Our Own Class Notes 19

March 1943
Article
Our Own Class Notes 19
March 1943

Secretary, COREY FORD

OUR PERIPATETIC CLASS OF 19— is' able to report what is probably the coldest Class Reunion in Dartmouth history. It was held in the middle of Alaska, and was a sort of Army Air Forces reunion, as a matter of fact: our own Class (100% attendance as usual) was augmented by the presence of Capt. Bob ("Sourdough") McKennan '25, Major Gail Borden '26, and Sc. Lt. Robert Leske '41. The temperature was seventy below zero, and it was so cold that instead of pouring a hooker of Scotch we just peeled the glass off the bottle, sliced the quart into thin strips, and ate it like sausage.

Maybe our class is understandably prejudiced toward pilots, anyway; but our experience out in the combat theater with the men who fly our fighters and bombers, in the face of the Japs and the fabulously foul Aleutian weather, convinced us that they are doing a pretty historic job.
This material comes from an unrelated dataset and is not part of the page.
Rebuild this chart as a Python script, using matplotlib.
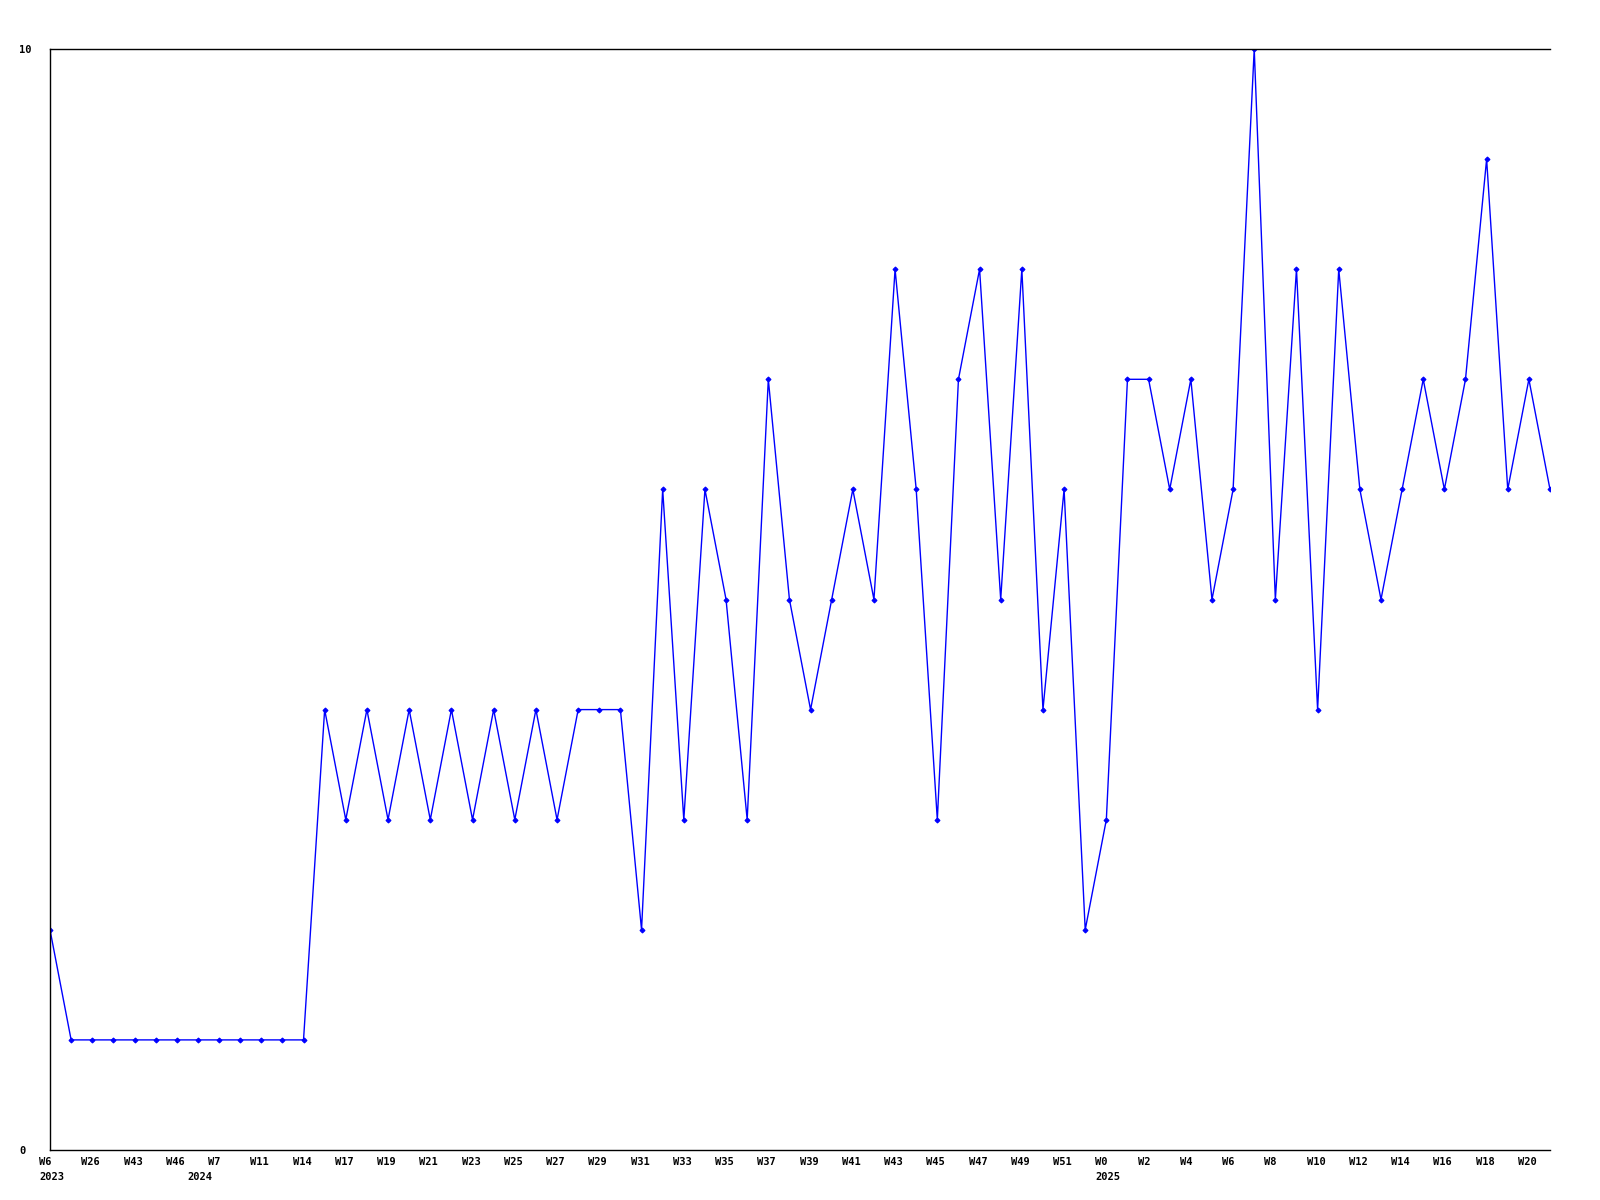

You realize the responsibility of the home front toward these men; and you wish that the strikers and absentees in our defense plants, and our business-as-usual-businessmen, and our labor leaders and Farm Bloc leaders and conniving congressmen and Black Market patrons and all the rest could take a trip over Kiska in a bomber just once, and see what these men in the Air Forces go through every day

Maybe it's because our class is air-minded that we got a special kick out of the formation of an A.A.F. Dartmouth College Unit, now in training at Nashville, which we believe to be the first of its kind in the Air Forces. Our entire Class of 19— rises as one to congratulate this Unit, and wish them all the luck in the world, and hope they all fly together and all fly home together when it's over.